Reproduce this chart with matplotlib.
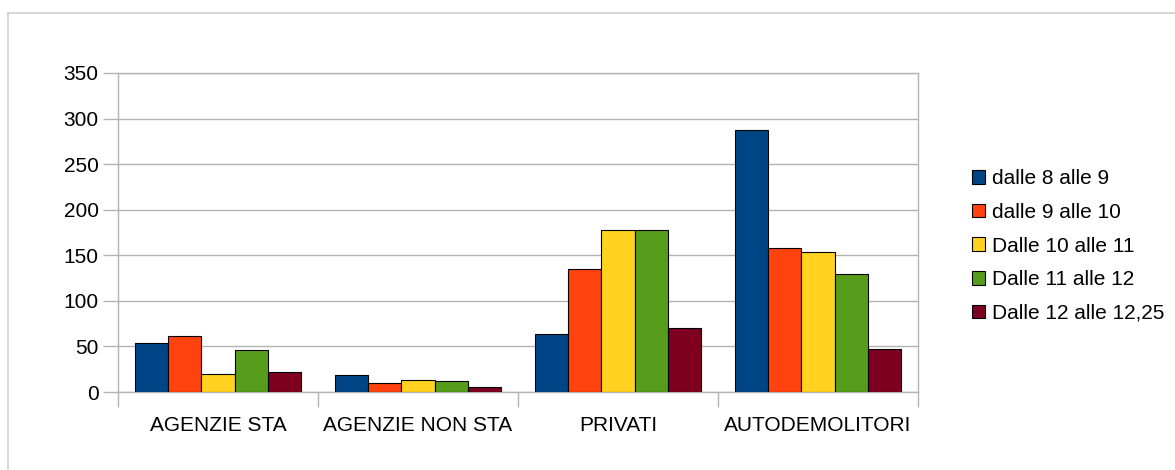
import matplotlib
matplotlib.use('Agg')
import matplotlib.pyplot as plt
from matplotlib.lines import Line2D
import numpy as np

categories = ['AGENZIE STA', 'AGENZIE NON STA', 'PRIVATI', 'AUTODEMOLITORI']
series_names = ['dalle 8 alle 9', 'dalle 9 alle 10', 'Dalle 10 alle 11',
                'Dalle 11 alle 12', 'Dalle 12 alle 12,25']
dalle_8_9 = [54, 19, 64, 287]
dalle_9_10 = [61, 10, 135, 158]
dalle_10_11 = [20, 13, 178, 154]
dalle_11_12 = [46, 12, 178, 130]
dalle_12_1225 = [22, 5, 70, 47]
colors = ['#004586', '#ff420e', '#ffd320', '#579d1c', '#7e0021']

plt.rcParams['font.family'] = ['Liberation Sans', 'DejaVu Sans']
plt.rcParams['font.size'] = 15

W, H = 1175, 470
fig = plt.figure(figsize=(W / 100, H / 100), dpi=100)
ax = fig.add_axes([118 / W, (H - 392) / H, 800 / W, 319 / H])

series = [dalle_8_9, dalle_9_10, dalle_10_11, dalle_11_12, dalle_12_1225]
x = np.arange(len(categories))
bw = 1 / 6
for i, (vals, name, c) in enumerate(zip(series, series_names, colors)):
    ax.bar(x + (i - 2) * bw, vals, width=bw, color=c, edgecolor='black',
           linewidth=0.8, label=name, zorder=3)

grid_c = '#b3b3b3'
ax.set_xlim(-0.5, len(categories) - 0.5)
ax.set_ylim(0, 350)
ax.set_yticks(range(0, 351, 50))
ax.yaxis.grid(True, color=grid_c, linewidth=1, zorder=0)
ax.set_xticks(x)
ax.set_xticklabels(categories)
ax.set_xticks(np.arange(-0.5, len(categories), 1), minor=True)
ax.tick_params(axis='x', which='major', length=0, pad=17)
ax.tick_params(axis='x', which='minor', length=11, color=grid_c, width=1)
ax.tick_params(axis='y', length=11, color=grid_c, width=1, pad=3)
for s in ax.spines.values():
    s.set_color(grid_c)
    s.set_linewidth(1)

fig.legend(loc='center left', bbox_to_anchor=(972 / W, 1 - 246 / H),
           frameon=False, borderpad=0, borderaxespad=0,
           handlelength=0.62, handleheight=0.62, handletextpad=0.35,
           labelspacing=0.7)

# outer frame of the chart object
fig.add_artist(Line2D([7.5 / W, 1], [1 - 12.5 / H, 1 - 12.5 / H],
                      transform=fig.transFigure, color='#d0d0d0', linewidth=1.2))
fig.add_artist(Line2D([7.5 / W, 7.5 / W], [0, 1 - 12.5 / H],
                      transform=fig.transFigure, color='#d0d0d0', linewidth=1.2))

fig.savefig('out.png', dpi=100, facecolor='white')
* * *
# Aim of the exercise:
Word for word, quote the lines above. Omit the pictures.

# Finished exercise:
Reproduce this chart with matplotlib.
import matplotlib
matplotlib.use('Agg')
import matplotlib.pyplot as plt
from matplotlib.lines import Line2D
import numpy as np

categories = ['AGENZIE STA', 'AGENZIE NON STA', 'PRIVATI', 'AUTODEMOLITORI']
series_names = ['dalle 8 alle 9', 'dalle 9 alle 10', 'Dalle 10 alle 11',
                'Dalle 11 alle 12', 'Dalle 12 alle 12,25']
dalle_8_9 = [54, 19, 64, 287]
dalle_9_10 = [61, 10, 135, 158]
dalle_10_11 = [20, 13, 178, 154]
dalle_11_12 = [46, 12, 178, 130]
dalle_12_1225 = [22, 5, 70, 47]
colors = ['#004586', '#ff420e', '#ffd320', '#579d1c', '#7e0021']

plt.rcParams['font.family'] = ['Liberation Sans', 'DejaVu Sans']
plt.rcParams['font.size'] = 15

W, H = 1175, 470
fig = plt.figure(figsize=(W / 100, H / 100), dpi=100)
ax = fig.add_axes([118 / W, (H - 392) / H, 800 / W, 319 / H])

series = [dalle_8_9, dalle_9_10, dalle_10_11, dalle_11_12, dalle_12_1225]
x = np.arange(len(categories))
bw = 1 / 6
for i, (vals, name, c) in enumerate(zip(series, series_names, colors)):
    ax.bar(x + (i - 2) * bw, vals, width=bw, color=c, edgecolor='black',
           linewidth=0.8, label=name, zorder=3)

grid_c = '#b3b3b3'
ax.set_xlim(-0.5, len(categories) - 0.5)
ax.set_ylim(0, 350)
ax.set_yticks(range(0, 351, 50))
ax.yaxis.grid(True, color=grid_c, linewidth=1, zorder=0)
ax.set_xticks(x)
ax.set_xticklabels(categories)
ax.set_xticks(np.arange(-0.5, len(categories), 1), minor=True)
ax.tick_params(axis='x', which='major', length=0, pad=17)
ax.tick_params(axis='x', which='minor', length=11, color=grid_c, width=1)
ax.tick_params(axis='y', length=11, color=grid_c, width=1, pad=3)
for s in ax.spines.values():
    s.set_color(grid_c)
    s.set_linewidth(1)

fig.legend(loc='center left', bbox_to_anchor=(972 / W, 1 - 246 / H),
           frameon=False, borderpad=0, borderaxespad=0,
           handlelength=0.62, handleheight=0.62, handletextpad=0.35,
           labelspacing=0.7)

# outer frame of the chart object
fig.add_artist(Line2D([7.5 / W, 1], [1 - 12.5 / H, 1 - 12.5 / H],
                      transform=fig.transFigure, color='#d0d0d0', linewidth=1.2))
fig.add_artist(Line2D([7.5 / W, 7.5 / W], [0, 1 - 12.5 / H],
                      transform=fig.transFigure, color='#d0d0d0', linewidth=1.2))

fig.savefig('out.png', dpi=100, facecolor='white')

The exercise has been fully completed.